Extract the lines from the start through the line that holds "const X_MAX = 2016.51;", both included, omitting all images.
======== Given material
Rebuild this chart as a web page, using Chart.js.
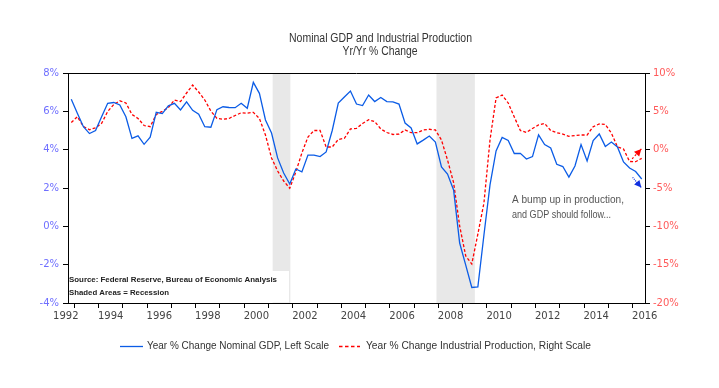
<!DOCTYPE html>
<html>
<head>
<meta charset="utf-8">
<script src="https://cdn.jsdelivr.net/npm/chart.js@4.4.7/dist/chart.umd.min.js"></script>
<style>
  html, body { margin: 0; padding: 0; background: #fff; }
  #wrap { width: 719px; height: 388px; position: relative; }
</style>
</head>
<body>
<div id="wrap"><canvas id="chart"></canvas></div>
<script>
// ---- Data (quarterly, first value = 1992Q4, last = 2016Q2) ----
const FIRST_QUARTER = 1992.875; // mid-point of 1992Q4
const gdpYoY = [
  6.63,
  5.9, 5.2, 4.84, 5.0,
  5.72, 6.42, 6.46, 6.33,
  5.72, 4.59, 4.72, 4.28,
  4.65, 5.95, 5.88, 6.29,
  6.42, 6.07, 6.49, 6.05,
  5.85, 5.2, 5.17, 6.09,
  6.24, 6.2, 6.19, 6.42,
  6.16, 7.51, 6.94, 5.55,
  4.87, 3.57, 2.78, 2.21,
  2.99, 2.84, 3.72, 3.72,
  3.64, 3.88, 5.0, 6.43,
  6.75, 7.06, 6.38, 6.3,
  6.85, 6.51, 6.72, 6.51,
  6.49, 6.38, 5.39, 5.13,
  4.3, 4.5, 4.71, 4.4,
  3.1, 2.73, 1.9, -0.87,
  -2.02, -3.19, -3.16, -0.45,
  2.16, 3.93, 4.64, 4.48,
  3.8, 3.81, 3.51, 3.64,
  4.77, 4.27, 4.09, 3.24,
  3.12, 2.57, 3.15, 4.27,
  3.41, 4.48, 4.82, 4.17,
  4.4, 4.14, 3.36, 3.04,
  2.86, 2.47,
];
const ipYoY = [
  3.54,
  4.29, 3.02, 2.6, 2.85,
  3.44, 4.98, 5.89, 6.37,
  6.09, 4.59, 4.07, 3.15,
  3.0, 4.59, 5.0, 5.5,
  6.48, 6.28, 7.39, 8.43,
  7.52, 6.48, 5.04, 4.07,
  3.97, 4.07, 4.46, 4.81,
  4.76, 4.87, 4.07, 1.91,
  -1.09, -2.78, -4.09, -5.04,
  -2.91, -0.43, 1.65, 2.5,
  2.5, 0.35, 0.35, 1.33,
  1.48, 2.7, 2.79, 3.41,
  3.9, 3.67, 2.7, 2.24,
  1.98, 2.04, 2.57, 2.21,
  2.21, 2.57, 2.66, 2.57,
  1.26, -1.35, -4.3, -9.96,
  -13.87, -14.91, -11.0, -6.96,
  1.26, 6.74, 7.13, 6.09,
  4.26, 2.5, 2.24, 2.76,
  3.22, 3.41, 2.5, 2.21,
  2.04, 1.74, 1.85, 1.91,
  1.91, 3.0, 3.35, 3.28,
  2.17, 0.35, 0.09, -1.54,
  -1.57, -1.13,
];
const yearLabels = ['1992', '1994', '1996', '1998', '2000', '2002', '2004', '2006', '2008', '2010', '2012', '2014', '2016'];
const leftTicks = [-4, -2, 0, 2, 4, 6, 8];
const rightTicks = [-20, -15, -10, -5, 0, 5, 10];
const recessions = [[2001.17, 2001.9], [2007.92, 2009.5]];

const X_MIN = 1992.74;
const X_MAX = 2016.51;

const titleLines = ['Nominal GDP and Industrial Production', 'Yr/Yr % Change'];
const noteLines = ['A bump up in production,', 'and GDP should follow...'];
const sourceLines = ['Source: Federal Reserve, Bureau of Economic Analysis', 'Shaded Areas = Recession'];

const BLUE = '#0b5ce6';
const RED = '#ff0000';

function toPoints(values) {
  return values.map((v, i) => ({ x: FIRST_QUARTER + i * 0.25, y: v }));
}

// year boundary tick marks + mid-year label positions
const boundaryTicks = [];
for (let y = Math.ceil(X_MIN); y <= Math.floor(X_MAX); y++) boundaryTicks.push(y);
const labelPos = {};
yearLabels.forEach((l) => {
  const pos = Math.max(Number(l) + 0.5, 1992.65);
  labelPos[pos.toFixed(2)] = l;
});

// draw text squeezed to a target width (the original font is condensed)
function fitText(ctx, text, x, y, width, font, color, align) {
  ctx.save();
  ctx.font = font;
  ctx.fillStyle = color;
  ctx.textBaseline = 'middle';
  ctx.textAlign = 'left';
  const w = ctx.measureText(text).width;
  const s = width ? width / w : 1;
  let left = x;
  if (align === 'center') left = x - (w * s) / 2;
  ctx.translate(left, y);
  ctx.scale(s, 1);
  ctx.fillText(text, 0, 0);
  ctx.restore();
}

function arrow(ctx, x0, y0, x1, y1, color, dash) {
  ctx.save();
  ctx.strokeStyle = color;
  ctx.fillStyle = color;
  ctx.lineWidth = 1.2;
  ctx.setLineDash(dash);
  ctx.beginPath();
  ctx.moveTo(x0, y0);
  ctx.lineTo(x1, y1);
  ctx.stroke();
  ctx.setLineDash([]);
  const a = Math.atan2(y1 - y0, x1 - x0);
  const len = 7, half = 3.5;
  ctx.beginPath();
  ctx.moveTo(x1, y1);
  ctx.lineTo(x1 - len * Math.cos(a) + half * Math.sin(a), y1 - len * Math.sin(a) - half * Math.cos(a));
  ctx.lineTo(x1 - len * Math.cos(a) - half * Math.sin(a), y1 - len * Math.sin(a) + half * Math.cos(a));
  ctx.closePath();
  ctx.fill();
  ctx.restore();
}

const decorPlugin = {
  id: 'decor',
  beforeDatasetsDraw(chart) {
    const { ctx, chartArea: a, scales } = chart;
    ctx.save();
    ctx.fillStyle = '#e8e8e8';
    recessions.forEach(([s, e]) => {
      const x0 = scales.x.getPixelForValue(s);
      const x1 = scales.x.getPixelForValue(e);
      ctx.fillRect(x0, a.top, x1 - x0, a.bottom - a.top);
    });
    // white box under the source note
    ctx.fillStyle = '#fff';
    ctx.fillRect(a.left + 1, 271, 220, a.bottom - 271 - 0.5);
    ctx.restore();
  },
  afterDatasetsDraw(chart) {
    const { ctx, chartArea: a, scales } = chart;
    // top frame line
    ctx.save();
    ctx.strokeStyle = '#000';
    ctx.lineWidth = 1;
    ctx.beginPath();
    ctx.moveTo(a.left, Math.round(a.top) + 0.5);
    ctx.lineTo(a.right, Math.round(a.top) + 0.5);
    ctx.stroke();
    ctx.restore();

    // arrows at the end of the series
    const xs = scales.x, yl = scales.yL, yr = scales.yR;
    arrow(ctx, xs.getPixelForValue(2015.98), yr.getPixelForValue(-1.2),
      xs.getPixelForValue(2016.36), yr.getPixelForValue(0.1), RED, [2, 2]);
    arrow(ctx, xs.getPixelForValue(2016.0), yl.getPixelForValue(2.55),
      xs.getPixelForValue(2016.36), yl.getPixelForValue(2.02), '#1030e0', [1, 1]);

    // note
    const noteFont = '11px "Liberation Sans", Arial, sans-serif';
    fitText(ctx, noteLines[0], 512, 200, 112, noteFont, '#555');
    fitText(ctx, noteLines[1], 512, 215, 99, noteFont, '#555');

    // source
    const srcFont = 'bold 8px "Liberation Sans", Arial, sans-serif';
    fitText(ctx, sourceLines[0], 69, 280, 208, srcFont, '#222');
    fitText(ctx, sourceLines[1], 69, 293, 100, srcFont, '#222');

    // title
    const titleFont = '12px "Liberation Sans", Arial, sans-serif';
    fitText(ctx, titleLines[0], 380.5, 39, 183, titleFont, '#333', 'center');
    fitText(ctx, titleLines[1], 380, 52, 75, titleFont, '#333', 'center');

    // legend
    const ds = chart.data.datasets;
    const legFont = '11px "Liberation Sans", Arial, sans-serif';
    ctx.save();
    ctx.lineWidth = 1.3;
    ctx.strokeStyle = ds[0].borderColor;
    ctx.beginPath(); ctx.moveTo(120, 346.5); ctx.lineTo(143, 346.5); ctx.stroke();
    ctx.strokeStyle = ds[1].borderColor;
    ctx.setLineDash([3.5, 2.5]);
    ctx.beginPath(); ctx.moveTo(339, 346.5); ctx.lineTo(360, 346.5); ctx.stroke();
    ctx.restore();
    fitText(ctx, ds[0].label, 147, 346, 182, legFont, '#333');
    fitText(ctx, ds[1].label, 366, 346, 225, legFont, '#333');
  },
};

const tickFont = { family: '"DejaVu Sans", sans-serif', size: 10 };

new Chart(document.getElementById('chart'), {
  type: 'line',
  data: {
    datasets: [
      {
        label: 'Year % Change Nominal GDP, Left Scale',
        data: toPoints(gdpYoY),
        yAxisID: 'yL',
        borderColor: BLUE,
        borderWidth: 1.3,
        pointRadius: 0,
        tension: 0,
      },
      {
        label: 'Year % Change Industrial Production, Right Scale',
        data: toPoints(ipYoY),
        yAxisID: 'yR',
        borderColor: RED,
        borderWidth: 1.3,
        borderDash: [3, 2],
        pointRadius: 0,
        tension: 0,
      },
    ],
  },
  options: {
    responsive: true,
    maintainAspectRatio: false,
    animation: false,
    layout: { padding: { left: 8, right: 24, top: 73, bottom: 60 } },
    plugins: {
      legend: { display: false },
      title: { display: false },
      tooltip: { enabled: false },
    },
    scales: {
      x: {
        type: 'linear',
        min: X_MIN,
        max: X_MAX,
        afterBuildTicks: (scale) => {
          const vals = [...boundaryTicks, ...Object.keys(labelPos).map(Number)].sort((p, q) => p - q);
          scale.ticks = vals.map((v) => ({ value: v }));
        },
        afterFit: (scale) => { scale.height = 25; },
        ticks: {
          autoSkip: false,
          maxRotation: 0,
          padding: 2,
          color: '#444',
          font: tickFont,
          callback: (v) => labelPos[Number(v).toFixed(2)] || '',
        },
        grid: {
          drawOnChartArea: false,
          tickLength: 5,
          tickColor: (c) => (c.tick && Number.isInteger(c.tick.value) ? '#000' : 'rgba(0,0,0,0)'),
        },
        border: { color: '#000', width: 1 },
      },
      yL: {
        type: 'linear',
        position: 'left',
        min: -4,
        max: 8,
        afterBuildTicks: (scale) => { scale.ticks = leftTicks.map((v) => ({ value: v })); },
        afterFit: (scale) => { scale.width = 60; },
        ticks: { color: '#6f6fff', font: tickFont, padding: 4, callback: (v) => v + '%' },
        grid: { drawOnChartArea: false, tickLength: 5, tickColor: '#000' },
        border: { color: '#000', width: 1 },
      },
      yR: {
        type: 'linear',
        position: 'right',
        min: -20,
        max: 10,
        afterBuildTicks: (scale) => { scale.ticks = rightTicks.map((v) => ({ value: v })); },
        afterFit: (scale) => { scale.width = 50; },
        ticks: { color: '#ff5a5a', font: tickFont, padding: 3, callback: (v) => v + '%' },
        grid: { drawOnChartArea: false, tickLength: 5, tickColor: '#000' },
        border: { color: '#000', width: 1 },
      },
    },
  },
  plugins: [decorPlugin],
});
</script>
</body>
</html>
================
**The answer:**
Rebuild this chart as a web page, using Chart.js.
<!DOCTYPE html>
<html>
<head>
<meta charset="utf-8">
<script src="https://cdn.jsdelivr.net/npm/chart.js@4.4.7/dist/chart.umd.min.js"></script>
<style>
  html, body { margin: 0; padding: 0; background: #fff; }
  #wrap { width: 719px; height: 388px; position: relative; }
</style>
</head>
<body>
<div id="wrap"><canvas id="chart"></canvas></div>
<script>
// ---- Data (quarterly, first value = 1992Q4, last = 2016Q2) ----
const FIRST_QUARTER = 1992.875; // mid-point of 1992Q4
const gdpYoY = [
  6.63,
  5.9, 5.2, 4.84, 5.0,
  5.72, 6.42, 6.46, 6.33,
  5.72, 4.59, 4.72, 4.28,
  4.65, 5.95, 5.88, 6.29,
  6.42, 6.07, 6.49, 6.05,
  5.85, 5.2, 5.17, 6.09,
  6.24, 6.2, 6.19, 6.42,
  6.16, 7.51, 6.94, 5.55,
  4.87, 3.57, 2.78, 2.21,
  2.99, 2.84, 3.72, 3.72,
  3.64, 3.88, 5.0, 6.43,
  6.75, 7.06, 6.38, 6.3,
  6.85, 6.51, 6.72, 6.51,
  6.49, 6.38, 5.39, 5.13,
  4.3, 4.5, 4.71, 4.4,
  3.1, 2.73, 1.9, -0.87,
  -2.02, -3.19, -3.16, -0.45,
  2.16, 3.93, 4.64, 4.48,
  3.8, 3.81, 3.51, 3.64,
  4.77, 4.27, 4.09, 3.24,
  3.12, 2.57, 3.15, 4.27,
  3.41, 4.48, 4.82, 4.17,
  4.4, 4.14, 3.36, 3.04,
  2.86, 2.47,
];
const ipYoY = [
  3.54,
  4.29, 3.02, 2.6, 2.85,
  3.44, 4.98, 5.89, 6.37,
  6.09, 4.59, 4.07, 3.15,
  3.0, 4.59, 5.0, 5.5,
  6.48, 6.28, 7.39, 8.43,
  7.52, 6.48, 5.04, 4.07,
  3.97, 4.07, 4.46, 4.81,
  4.76, 4.87, 4.07, 1.91,
  -1.09, -2.78, -4.09, -5.04,
  -2.91, -0.43, 1.65, 2.5,
  2.5, 0.35, 0.35, 1.33,
  1.48, 2.7, 2.79, 3.41,
  3.9, 3.67, 2.7, 2.24,
  1.98, 2.04, 2.57, 2.21,
  2.21, 2.57, 2.66, 2.57,
  1.26, -1.35, -4.3, -9.96,
  -13.87, -14.91, -11.0, -6.96,
  1.26, 6.74, 7.13, 6.09,
  4.26, 2.5, 2.24, 2.76,
  3.22, 3.41, 2.5, 2.21,
  2.04, 1.74, 1.85, 1.91,
  1.91, 3.0, 3.35, 3.28,
  2.17, 0.35, 0.09, -1.54,
  -1.57, -1.13,
];
const yearLabels = ['1992', '1994', '1996', '1998', '2000', '2002', '2004', '2006', '2008', '2010', '2012', '2014', '2016'];
const leftTicks = [-4, -2, 0, 2, 4, 6, 8];
const rightTicks = [-20, -15, -10, -5, 0, 5, 10];
const recessions = [[2001.17, 2001.9], [2007.92, 2009.5]];

const X_MIN = 1992.74;
const X_MAX = 2016.51;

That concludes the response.